Friday, January 9, 2009

David Sedaris (Vampire)


Many experts agree that the jerk David Sedaris is some kind of notable writer with worth and contribution and cleverness. But he makes me sad, gentle reader, because I also have been a gentle reader and his work is representative of the ugly ungentling the published world is trying to sell us as the new style. Don't get me wrong, I am a fan of bitterness and of humor amidst squalor and all that but seriously David Sedaris, we should fight someday in my Fight Club Ladies Auxiliary that I am not talking about.


I have a similar antipathy for Six Feet Under. I don't care how prettily it is directed or how cleverly it's written (which honestly? really? is clever the word we're using?) or what the scene means, it is just shy of nauseating for me to watch people sit around being jerks for whatever reason. And Augusten Burroughs' Running with Scissors memoir! What a jerk! I mean, this is embarrassing, the level of assiness that has to go into feeding the exrement of one's life to people. There's nothing in these stories to nourish or inspire or even amuse, really, beyond that kind of horrified amusement you get when people make dead baby jokes (though this would maybe be more along the lines of people making dead baby jokes about their own dead babies), which of course isn't even really amusement, just shock-laughter.


That kind of laughter isn't a genuine measure of appreciation so much as it's a defense mechanism. And defense against what? Against the total absence of goodness. The talent or art or fun or quality that comes from stories/shows/jokes like these is never good. Things that seem good are really just awfulness twisted into a surprising shape. It's absence. I think we've had enough absence. I think it's gross, that people should stop trying to tell me that deliberate ugliness is the same thing as awesomeness. I don't want to see cripples in gruesome fights with each other. I think we are past that and I think that in this time of all times that kind of baloney passing as potable is really really bad for the world. I was born far away from the colosseums, and this is not entertainment.

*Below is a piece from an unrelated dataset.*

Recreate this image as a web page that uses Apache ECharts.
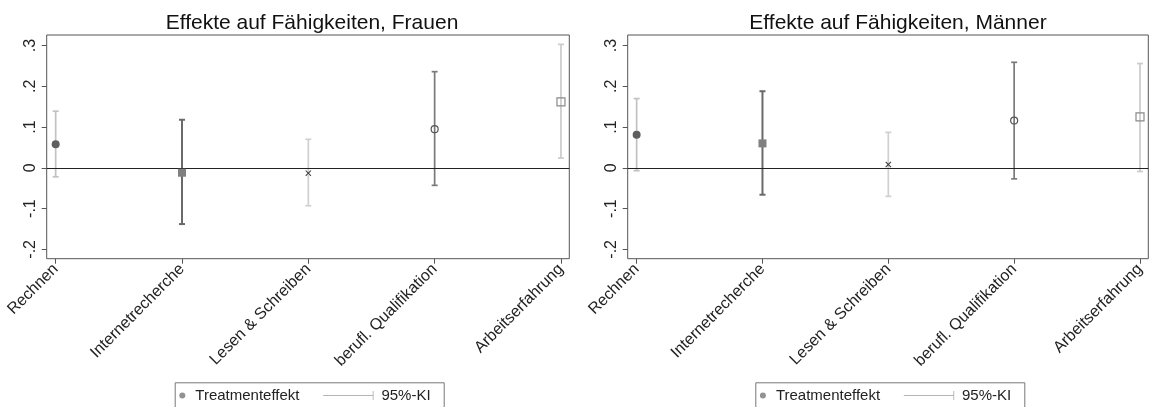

Per the terms of my man Augustine, the absence of good is evil. I for one have had enough of the Devil. Now I'm not saying we should burn David Sedaris' books any more than we should pretend that the Devil won't pee in the pool, nor am I saying that all our books should be all Whos and no Grinches, or that there shouldn't be stories where the bad guy wins or where life is dark and cruel. I'm just saying David Sedaris writes books are variations on the theme of an ugly nothing, and his books were designed to scoop us out like melons. And I do not need that business on my morning commute, so, you know...


Get thee behind me, Sedaris.
Edit: After reflection and minus the gut-reaction haze, I've decided that I might have been overly vehement. Sedaris' endgame is a touching and tender theme. I just choke on the gross every single time, way too much to enjoy things. And there's an insidiousness to that, too - like, does one start to wonder if this is what tenderness is about? That all the value in life comes down to the unspoken or the subtextual or the brief in a series of foulnesses? It's a backwards sort of definition to me, and I refuse to find it attractive. I can see, though, that there could be an appeal. If your life is already filled with jerks. Also, I have to admit that I have never ever in my life been into stories of survival against all odds. Because while the story is thematically about survival, it is actually about the odds, which are oppressive. (Like, I've never gotten anything but redundant misery from a book about immigrant Holocaust survivors, though that's partly because I find they blur out and undermine the individuals involved even as they attempt to do the opposite, but that's a subject for later wide review.)